I've been thinking about this question a lot over the past year. It may sound silly given the ubiquity of the word, but despite all the "apps" on our phones and webpages and other devices, I'm not sure we have a good sense of what it means, or what that meaning implies.
I was happy to fall upon this nice explanation by Steven An, left in a comment on a Gamasutra article about the new Mac App Store:
I think the primary thing that Apple did was create and market the concept of the "app" as a $1-5 unit. They're doing to software what they did to music: they broke it up into little pieces and then gave consumers a nice place to shop for the pieces. Before, the channels of distribution were much clunkier and inert. This is very much a good thing for smaller devs. Apple has removed so much of the headache of marketing ("Just find it on the AppStore!"), setting up payment systems, installation, etc.
This is a good start, but it only describes the business logic of the app store and its resulting apps. There's a bigger question embedded in An's observation: what happens when we break software up into tiny pieces?
The American Dialect Society may have inadvertently answered the question. Earlier this week they named the term 'app' word of the year. The Society's rather abrupt definition is as follows:
The shortened slang term for a computer or smart phone application.It's reasonably accurate of course, but an "app" is really much more than just a shortened slang term. It's not just the term that's shortened, and it's not just the term that's slanged. It's also the application itself that's shortened and slanged, as An's comparison to music singles implies. The days of the software office suite are giving way to a new era of individual units, each purpose-built for a specific function... or just as often, for no function at all.
And there's the rub of the new era of apps. The software suite may have been an authoritarian regime, a few large companies offering a few top-down visions of how to use computers productively. But like the LP record, it told a coherent story—or at least presented a complete aesthetic.
Apps shatter the very idea of aesthetic coherence, turning computers into weird samplers that betray the smooth, slick exteriors of the iDevices that contain them. It's no accident that these gadgets also refuse the multitasking and deep integration of traditional graphical computer operating systems. Multitasking may have been omitted from early app-focused devices like the iPhone for reasons of limited hardware resources, but it's evolved to become anathema to the app aesthetic.
Instead, apps are meant to be isolated from one another. To use a term I coined last year when the iOS 4's rudimentary multitasking feature was released, apps latertask, they don't multitask: "Rather than putting apps away entirely, they remain close by but inactive, like a dogeared book on the desk rather than a closed book on the shelf." Apps are like tic-tacs, always sweet, always there, but usually there for no reason.
The app is a mixed blessing for computer aesthetics, just like music sampling is for music.
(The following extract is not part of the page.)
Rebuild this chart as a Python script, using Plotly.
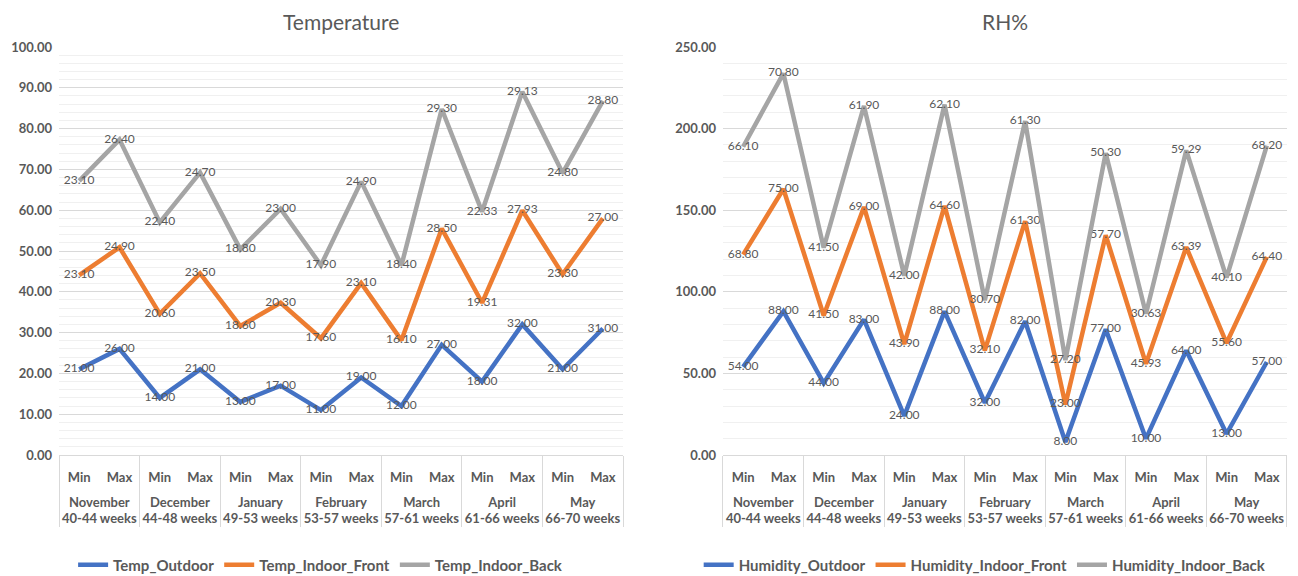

On the one hand, we get many variations of the same thing that can surprise us when refashioned in different permutations. But on the other hand, we get fewer coherent, complete takes on things. And there's a risk that deep meaning slowly seeps out of every unit as each does less and less. Apps and web services like Foursquare and Facebook give us a preview of this potential future agony, one in which the most basic chunk of meaning is the conveyance of a piece of data from a database to a screen and back again.
Critics will respond that such services allow people rather than corporations to define what's interesting or important to them, individuals synthesizing the configuration and use of apps like teenagers fashioning mix tapes. There's both truth and gloom in this observation. As exhilarating and rousing as that feeling might be, it's precious and fragile too.
If the baroqueness and oppression of applications is akin to the overly complex prog rock of Rush, then the lightness and simplicity of apps is akin to the carefree buoyancy of Ke$ha. Shortening and slang are easy and comfortable. They make you feel good. But how long can anyone get away with eye glitter and hot pants?